5.  There are two significant ways that the Madisonian interpretation can be improved.  First, we can show that this language is not redundant.  Second, we can link the language “to pay the debts and provide for the common defense and general welfare of the United States” to the enumerated powers.  Let me start with the second way.

One might wonder why the Framers would not have said, Congress can tax in order to fund the government’s execution of the powers conferred on it by this Constitution.  That might have seemed clearer, but the language they used also conveyed the same meaning.  To begin with, the enumerated powers are readily described as powers that “provide for the common defense and general welfare of the United States.”  Local (nongeneral) powers, for example, were left to the states.  The addition of paying the debts seems a bit specific (under any reading) but it is comfortably part of the powers of Congress.

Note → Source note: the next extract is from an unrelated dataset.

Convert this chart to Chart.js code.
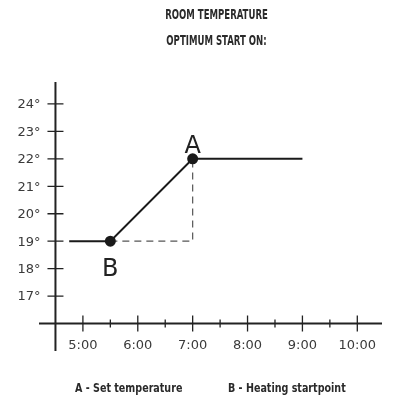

Moreover, the Articles of Confederation had already used a similar phrase to refer to the enumerated powers of the federal government.  Section 8 of the Articles provides that “All charges of war, and all other expenses that shall be incurred for the common defense or general welfare, and allowed by the United States in Congress assembled, shall be defrayed out of a common treasury.”  It seems pretty clear that the Articles here is saying that all money that is spent pursuant to an enumerated power must come out of a common treasury.  And it is using common defense and general welfare to refer to those powers.  By contrast, the Hamiltonian interpretation would suggest that the Congress under the Articles had the power to spend for the general welfare, which, given the sparse powers conferred under the Articles, seems exceedingly unlikely.

6.  Finally, the general welfare language need not be understood as redundant.  Rather, we can make full sense of the language – its reference to the enumerated powers and its inclusion as the purpose of the tax powers – in the following way.  This language was added to make clear that the tax power needed to be used to raise revenue.  In other words, the purpose of the taxing power was to raise revenue to fund the government.  It was not to use that power for regulatory purposes.  That explains why the language took the form of the purpose of the tax powers.

One potential problem with conferring the taxing power is that it could be used for regulatory purposes.  For example, after the Supreme Court held that Congress did not have the power to prohibit child labor, Congress sought to tax such labor as a means not of raising revenue, but to prohibit or discourage it.  The Supreme Court saw through this ruse and struck down the taxing power.  Moreover, it is necessary to prohibit such “regulatory taxes” if provisions like the interstate requirement of the Commerce Clause are not to be avoided.

The language specifying the purpose of the taxing power confirms the correctness of this interpretation.  The language makes clear that the taxing power is to be used to fund the enumerated powers – to provide for the common defense and general welfare – and not to regulate.

Thus, the Madisonian interpretation of the spending power does not have a redundancy problem.  It reads the purpose oriented language of the taxing power as having a clear and important effect.